# [Stated task]
Repeat the lines from the one containing "Reproduce this diagram with TikZ." through the last line of the data, exactly, pictures omitted.

Source code of charts:
━━━━━━━━━━━━━━━━━━━━
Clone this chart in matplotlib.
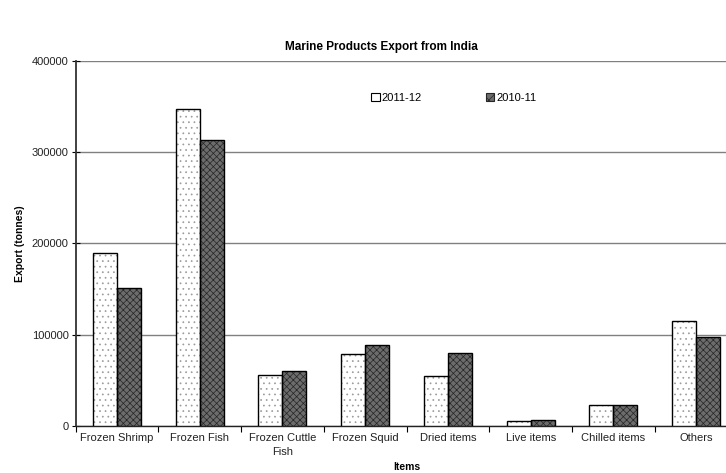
import matplotlib
matplotlib.use("Agg")
import matplotlib.pyplot as plt
import numpy as np
from matplotlib.patches import Patch

plt.rcParams['font.family'] = ['Liberation Sans', 'DejaVu Sans']
plt.rcParams['hatch.linewidth'] = 0.5

categories = ["Frozen Shrimp", "Frozen Fish", "Frozen Cuttle\nFish", "Frozen Squid",
              "Dried items", "Live items", "Chilled items", "Others"]
export_2011_12 = [189000, 347000, 56000, 78500, 55000, 5500, 23000, 115000]
export_2010_11 = [151500, 313000, 60000, 88500, 80000, 6500, 23000, 97500]
yticks = [0, 100000, 200000, 300000, 400000]

fig = plt.figure(figsize=(7.26, 4.73), dpi=100)
# the plot area runs slightly past the right edge of the canvas
ax = fig.add_axes([0.104, 0.0995, 0.912, 0.772])

x = np.arange(len(categories))
w = 0.29
# texture layer (hatch colour follows edgecolor), then a crisp black outline on top
ax.bar(x - w / 2, export_2011_12, w, facecolor='white', edgecolor='#9a9a9a',
       hatch='...', linewidth=0, zorder=3)
ax.bar(x - w / 2, export_2011_12, w, facecolor='none', edgecolor='black',
       linewidth=1.0, zorder=4)
ax.bar(x + w / 2, export_2010_11, w, facecolor='#6c6c6c', edgecolor='#262626',
       hatch='xxxxx', linewidth=0, zorder=3)
ax.bar(x + w / 2, export_2010_11, w, facecolor='none', edgecolor='black',
       linewidth=1.0, zorder=4)

ax.set_xlim(-0.5, len(categories) - 0.5)
ax.set_ylim(0, 400000)
ax.set_yticks(yticks)
ax.set_yticklabels([str(v) for v in yticks], fontsize=8, color='#222222')
ax.yaxis.grid(True, color='#808080', linewidth=1.0, zorder=0)
ax.set_axisbelow(True)

ax.set_xticks(x)
ax.set_xticklabels(categories, fontsize=8, color='#222222', linespacing=1.5)
ax.tick_params(axis='x', length=0, pad=5)
ax.set_xticks(np.arange(len(categories) + 1) - 0.5, minor=True)
ax.tick_params(axis='x', which='minor', length=4, direction='out', width=0.8)
ax.tick_params(axis='y', length=6, direction='inout', width=0.8, pad=2)

for s in ['top', 'right']:
    ax.spines[s].set_visible(False)
ax.spines['left'].set_color('#333333')
ax.spines['left'].set_linewidth(1.3)
ax.spines['bottom'].set_color('#222222')
ax.spines['bottom'].set_linewidth(1.0)

ax.set_ylabel('Export (tonnes)', fontsize=7.5, fontweight='bold', labelpad=5)
ax.set_xlabel('Items', fontsize=7.5, fontweight='bold', labelpad=4)
fig.text(0.526, 1 - 47 / 473, 'Marine Products Export from India', fontsize=8.5,
         fontweight='bold', ha='center', va='center')

# legend handles built from the same styles as the bars
handles = [Patch(facecolor='white', edgecolor='black', linewidth=0.8, label='2011-12'),
           Patch(facecolor='#6c6c6c', edgecolor='#262626', hatch='xxx', linewidth=0.8,
                 label='2010-11')]
ax.legend(handles=handles, loc='upper left', bbox_to_anchor=(0.44, 0.925), ncol=2,
          frameon=False, fontsize=8, handlelength=0.75, handleheight=0.75,
          handletextpad=0.15, columnspacing=5.8, borderaxespad=0)

fig.savefig('out.png', dpi=100)
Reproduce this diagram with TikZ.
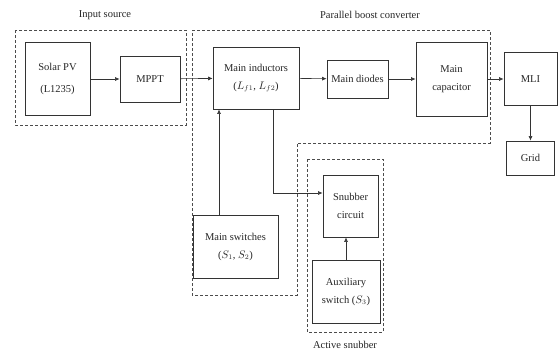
\documentclass[tikz,border=0pt]{standalone}
\usepackage{fontspec}
\setmainfont{Liberation Serif}
\usepackage{tikz}
\usetikzlibrary{arrows.meta}
\tikzset{
  blk/.style={draw=black!80,thick,align=center,inner sep=1pt,font=\fontsize{10.5}{18}\selectfont,text=black!85},
  grp/.style={draw=black!70,thick,dash pattern=on 3pt off 2pt},
  lbl/.style={font=\fontsize{10.5}{12}\selectfont,text=black!85},
  arr/.style={draw=black!80,semithick,-{Latex[length=4.5pt,width=4pt]}}
}

\begin{document}
\begin{tikzpicture}[x=1pt,y=-1pt]
\useasboundingbox (0,0) rectangle (560,354);
\draw[grp] (15,30) rectangle (186,125);
\draw[grp] (192,30) -- (490,30) -- (490,143) -- (297,143) -- (297,295) -- (192,295) -- cycle;
\draw[grp] (307,159) rectangle (383,332);
\node[lbl] (insrc) at (105,15) {Input source};
\node[lbl] (pbc) at (370,15) {Parallel boost converter};
\node[lbl] (asn) at (345,345) {Active snubber};
\node[blk,minimum width=65,minimum height=73] (pv) at (57.5,79) {Solar PV\\[4pt](L1235)};
\node[blk,minimum width=60,minimum height=46] (mppt) at (150,79) {MPPT};
\node[blk,minimum width=86,minimum height=62] (ind) at (256,78) {Main inductors\\($L_{f1}$, $L_{f2}$)};
\node[blk,minimum width=61,minimum height=38] (diode) at (357.5,79) {Main diodes};
\node[blk,minimum width=71,minimum height=74] (cap) at (451.5,79) {Main\\capacitor};
\node[blk,minimum width=53,minimum height=53] (mli) at (530.5,79) {MLI};
\node[blk,minimum width=48,minimum height=34] (grid) at (530.5,158) {Grid};
\node[blk,minimum width=85,minimum height=63] (sw) at (235.5,246.5) {Main switches\\($S_1$, $S_2$)};
\node[blk,minimum width=55,minimum height=62] (snub) at (350.5,206) {Snubber\\circuit};
\node[blk,minimum width=68,minimum height=63] (aux) at (346,291.5) {Auxiliary\\switch ($S_3$)};
\coordinate (swx) at (219,0);
\coordinate (tap) at (273,0);
\coordinate (auxx) at (346,0);
\draw[arr] (pv) -- (mppt);
\draw[arr] (mppt) -- (ind);
\draw[arr] (ind) -- (diode);
\draw[arr] (diode) -- (cap);
\draw[arr] (cap) -- (mli);
\draw[arr] (mli) -- (grid);
\draw[arr] (swx |- sw.north) -- (swx |- ind.south);
\draw[arr] (tap |- ind.south) |- ([yshift=13pt]snub.west);
\draw[arr] (auxx |- aux.north) -- (auxx |- snub.south);
\end{tikzpicture}
\end{document}
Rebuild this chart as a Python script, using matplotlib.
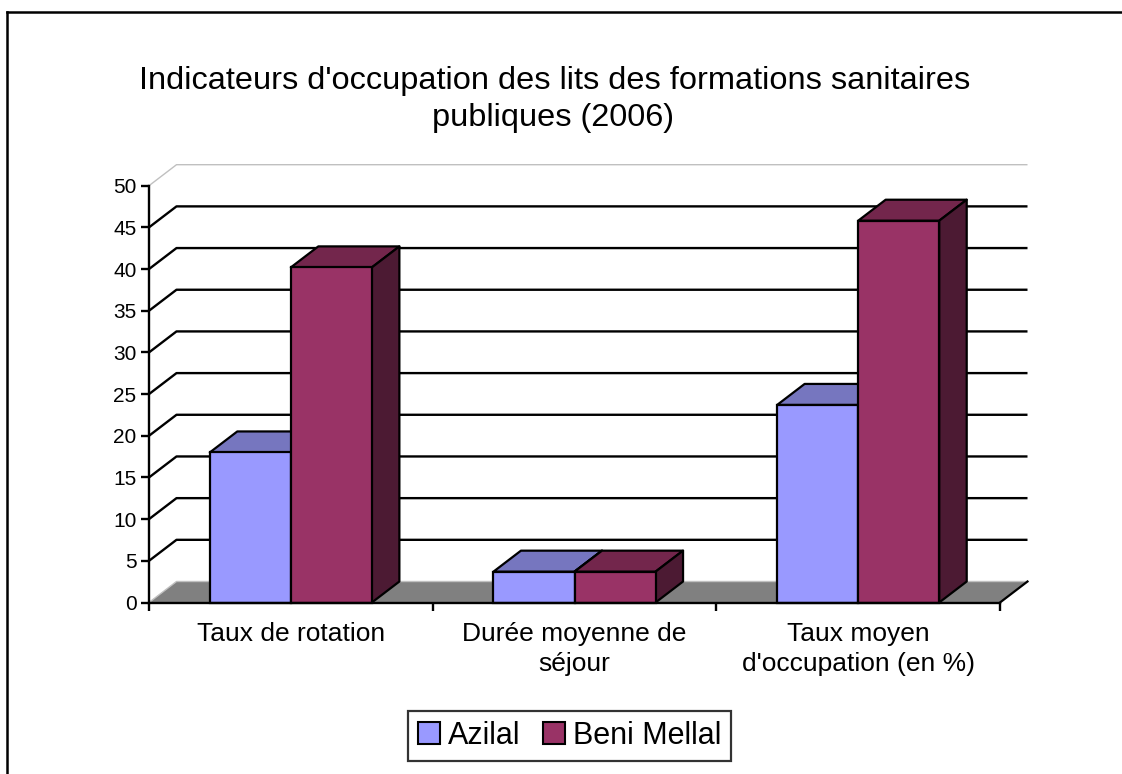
━━━━━━━━━━━━━━━━━━━━
# [Full response]
Reproduce this diagram with TikZ.
\documentclass[tikz,border=0pt]{standalone}
\usepackage{fontspec}
\setmainfont{Liberation Serif}
\usepackage{tikz}
\usetikzlibrary{arrows.meta}
\tikzset{
  blk/.style={draw=black!80,thick,align=center,inner sep=1pt,font=\fontsize{10.5}{18}\selectfont,text=black!85},
  grp/.style={draw=black!70,thick,dash pattern=on 3pt off 2pt},
  lbl/.style={font=\fontsize{10.5}{12}\selectfont,text=black!85},
  arr/.style={draw=black!80,semithick,-{Latex[length=4.5pt,width=4pt]}}
}

\begin{document}
\begin{tikzpicture}[x=1pt,y=-1pt]
\useasboundingbox (0,0) rectangle (560,354);
\draw[grp] (15,30) rectangle (186,125);
\draw[grp] (192,30) -- (490,30) -- (490,143) -- (297,143) -- (297,295) -- (192,295) -- cycle;
\draw[grp] (307,159) rectangle (383,332);
\node[lbl] (insrc) at (105,15) {Input source};
\node[lbl] (pbc) at (370,15) {Parallel boost converter};
\node[lbl] (asn) at (345,345) {Active snubber};
\node[blk,minimum width=65,minimum height=73] (pv) at (57.5,79) {Solar PV\\[4pt](L1235)};
\node[blk,minimum width=60,minimum height=46] (mppt) at (150,79) {MPPT};
\node[blk,minimum width=86,minimum height=62] (ind) at (256,78) {Main inductors\\($L_{f1}$, $L_{f2}$)};
\node[blk,minimum width=61,minimum height=38] (diode) at (357.5,79) {Main diodes};
\node[blk,minimum width=71,minimum height=74] (cap) at (451.5,79) {Main\\capacitor};
\node[blk,minimum width=53,minimum height=53] (mli) at (530.5,79) {MLI};
\node[blk,minimum width=48,minimum height=34] (grid) at (530.5,158) {Grid};
\node[blk,minimum width=85,minimum height=63] (sw) at (235.5,246.5) {Main switches\\($S_1$, $S_2$)};
\node[blk,minimum width=55,minimum height=62] (snub) at (350.5,206) {Snubber\\circuit};
\node[blk,minimum width=68,minimum height=63] (aux) at (346,291.5) {Auxiliary\\switch ($S_3$)};
\coordinate (swx) at (219,0);
\coordinate (tap) at (273,0);
\coordinate (auxx) at (346,0);
\draw[arr] (pv) -- (mppt);
\draw[arr] (mppt) -- (ind);
\draw[arr] (ind) -- (diode);
\draw[arr] (diode) -- (cap);
\draw[arr] (cap) -- (mli);
\draw[arr] (mli) -- (grid);
\draw[arr] (swx |- sw.north) -- (swx |- ind.south);
\draw[arr] (tap |- ind.south) |- ([yshift=13pt]snub.west);
\draw[arr] (auxx |- aux.north) -- (auxx |- snub.south);
\end{tikzpicture}
\end{document}
Rebuild this chart as a Python script, using matplotlib.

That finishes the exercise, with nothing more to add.